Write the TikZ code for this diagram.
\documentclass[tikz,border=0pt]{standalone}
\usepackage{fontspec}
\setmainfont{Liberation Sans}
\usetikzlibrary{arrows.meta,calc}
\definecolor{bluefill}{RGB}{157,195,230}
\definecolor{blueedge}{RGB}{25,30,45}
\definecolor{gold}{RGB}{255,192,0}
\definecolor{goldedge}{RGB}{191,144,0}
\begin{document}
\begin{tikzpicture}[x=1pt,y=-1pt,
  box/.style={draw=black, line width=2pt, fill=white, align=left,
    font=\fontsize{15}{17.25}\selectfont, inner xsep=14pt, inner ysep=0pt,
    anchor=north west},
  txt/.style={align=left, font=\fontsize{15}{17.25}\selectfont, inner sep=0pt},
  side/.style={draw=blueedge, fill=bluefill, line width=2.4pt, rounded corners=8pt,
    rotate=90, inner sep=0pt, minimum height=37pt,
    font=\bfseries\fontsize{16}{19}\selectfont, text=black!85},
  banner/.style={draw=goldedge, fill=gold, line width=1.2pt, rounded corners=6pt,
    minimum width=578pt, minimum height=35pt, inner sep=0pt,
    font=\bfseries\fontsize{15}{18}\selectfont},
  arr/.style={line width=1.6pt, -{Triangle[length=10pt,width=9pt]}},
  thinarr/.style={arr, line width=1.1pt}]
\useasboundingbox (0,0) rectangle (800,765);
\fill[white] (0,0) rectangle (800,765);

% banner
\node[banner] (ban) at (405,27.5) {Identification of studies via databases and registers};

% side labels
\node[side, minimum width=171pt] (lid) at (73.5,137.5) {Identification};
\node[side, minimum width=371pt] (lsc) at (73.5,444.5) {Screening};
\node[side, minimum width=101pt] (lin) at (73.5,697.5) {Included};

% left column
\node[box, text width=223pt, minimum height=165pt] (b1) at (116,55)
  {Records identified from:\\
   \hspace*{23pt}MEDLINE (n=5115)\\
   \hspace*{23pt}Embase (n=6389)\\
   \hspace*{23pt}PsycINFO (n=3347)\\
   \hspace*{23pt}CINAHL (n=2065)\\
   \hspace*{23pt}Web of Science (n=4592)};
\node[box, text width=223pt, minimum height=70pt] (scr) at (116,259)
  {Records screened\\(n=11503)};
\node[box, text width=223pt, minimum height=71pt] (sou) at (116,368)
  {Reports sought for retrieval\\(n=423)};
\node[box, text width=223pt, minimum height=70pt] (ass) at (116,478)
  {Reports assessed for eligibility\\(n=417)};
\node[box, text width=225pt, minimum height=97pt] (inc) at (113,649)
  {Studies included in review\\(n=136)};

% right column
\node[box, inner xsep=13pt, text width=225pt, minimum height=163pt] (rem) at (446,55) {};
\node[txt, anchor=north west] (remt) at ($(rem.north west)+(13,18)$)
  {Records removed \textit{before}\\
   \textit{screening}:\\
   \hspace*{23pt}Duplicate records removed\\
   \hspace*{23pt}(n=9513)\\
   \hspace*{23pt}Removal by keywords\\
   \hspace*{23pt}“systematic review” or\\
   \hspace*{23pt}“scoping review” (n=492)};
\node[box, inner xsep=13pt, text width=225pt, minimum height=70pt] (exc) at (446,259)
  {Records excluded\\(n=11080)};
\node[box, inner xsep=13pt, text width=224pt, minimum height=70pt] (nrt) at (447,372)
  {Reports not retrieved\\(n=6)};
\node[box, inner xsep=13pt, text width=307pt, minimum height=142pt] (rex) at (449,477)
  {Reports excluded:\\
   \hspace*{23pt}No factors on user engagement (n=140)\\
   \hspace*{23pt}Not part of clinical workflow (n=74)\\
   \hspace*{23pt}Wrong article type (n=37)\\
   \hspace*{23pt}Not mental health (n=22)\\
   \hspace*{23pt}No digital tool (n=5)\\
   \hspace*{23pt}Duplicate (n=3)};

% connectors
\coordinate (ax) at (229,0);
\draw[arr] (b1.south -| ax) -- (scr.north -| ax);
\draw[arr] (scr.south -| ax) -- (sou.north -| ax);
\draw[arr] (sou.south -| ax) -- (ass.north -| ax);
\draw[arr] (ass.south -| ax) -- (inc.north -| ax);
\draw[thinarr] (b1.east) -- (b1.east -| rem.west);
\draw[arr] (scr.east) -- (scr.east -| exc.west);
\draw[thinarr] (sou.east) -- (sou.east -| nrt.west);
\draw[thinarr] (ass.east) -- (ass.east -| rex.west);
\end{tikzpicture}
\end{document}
--------------------------------------------------
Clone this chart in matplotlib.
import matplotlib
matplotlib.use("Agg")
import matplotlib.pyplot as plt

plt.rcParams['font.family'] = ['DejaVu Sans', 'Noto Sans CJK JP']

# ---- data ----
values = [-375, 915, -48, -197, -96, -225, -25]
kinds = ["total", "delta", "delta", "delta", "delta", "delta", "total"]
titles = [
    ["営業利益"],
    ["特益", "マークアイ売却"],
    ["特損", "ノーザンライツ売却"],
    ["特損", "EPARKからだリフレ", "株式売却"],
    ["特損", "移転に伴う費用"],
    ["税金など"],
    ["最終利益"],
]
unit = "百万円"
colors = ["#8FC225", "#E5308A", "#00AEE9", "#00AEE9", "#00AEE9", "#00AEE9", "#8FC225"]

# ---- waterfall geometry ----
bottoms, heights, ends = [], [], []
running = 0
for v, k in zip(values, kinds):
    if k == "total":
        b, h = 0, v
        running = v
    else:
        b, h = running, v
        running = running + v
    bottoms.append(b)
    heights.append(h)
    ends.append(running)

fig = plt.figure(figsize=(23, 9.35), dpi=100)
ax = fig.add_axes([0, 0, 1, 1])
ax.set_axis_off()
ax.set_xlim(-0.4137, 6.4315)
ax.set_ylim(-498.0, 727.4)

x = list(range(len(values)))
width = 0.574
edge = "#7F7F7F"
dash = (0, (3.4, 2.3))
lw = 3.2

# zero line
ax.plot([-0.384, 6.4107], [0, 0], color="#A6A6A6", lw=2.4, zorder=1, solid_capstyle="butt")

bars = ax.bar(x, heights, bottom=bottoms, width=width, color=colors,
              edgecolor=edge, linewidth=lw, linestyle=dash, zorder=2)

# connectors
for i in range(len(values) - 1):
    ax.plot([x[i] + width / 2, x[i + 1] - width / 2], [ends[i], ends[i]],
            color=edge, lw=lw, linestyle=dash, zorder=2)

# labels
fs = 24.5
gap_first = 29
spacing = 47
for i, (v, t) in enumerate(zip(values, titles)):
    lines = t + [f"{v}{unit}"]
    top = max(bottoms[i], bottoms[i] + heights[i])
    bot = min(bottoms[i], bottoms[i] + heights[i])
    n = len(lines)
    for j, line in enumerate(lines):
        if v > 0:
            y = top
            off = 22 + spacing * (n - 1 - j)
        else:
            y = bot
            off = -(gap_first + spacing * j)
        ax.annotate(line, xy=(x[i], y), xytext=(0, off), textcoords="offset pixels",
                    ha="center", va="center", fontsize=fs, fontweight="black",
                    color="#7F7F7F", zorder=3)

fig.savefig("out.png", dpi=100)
--------------------------------------------------
- **To be done**
Using the data above, repeat exactly the lines that begin at the line with "Clone this chart in matplotlib." and end at the line with "plt.rcParams['font.family'] = ['DejaVu", both ends included.

- **Finished answer**
Clone this chart in matplotlib.
import matplotlib
matplotlib.use("Agg")
import matplotlib.pyplot as plt

plt.rcParams['font.family'] = ['DejaVu Sans', 'Noto Sans CJK JP']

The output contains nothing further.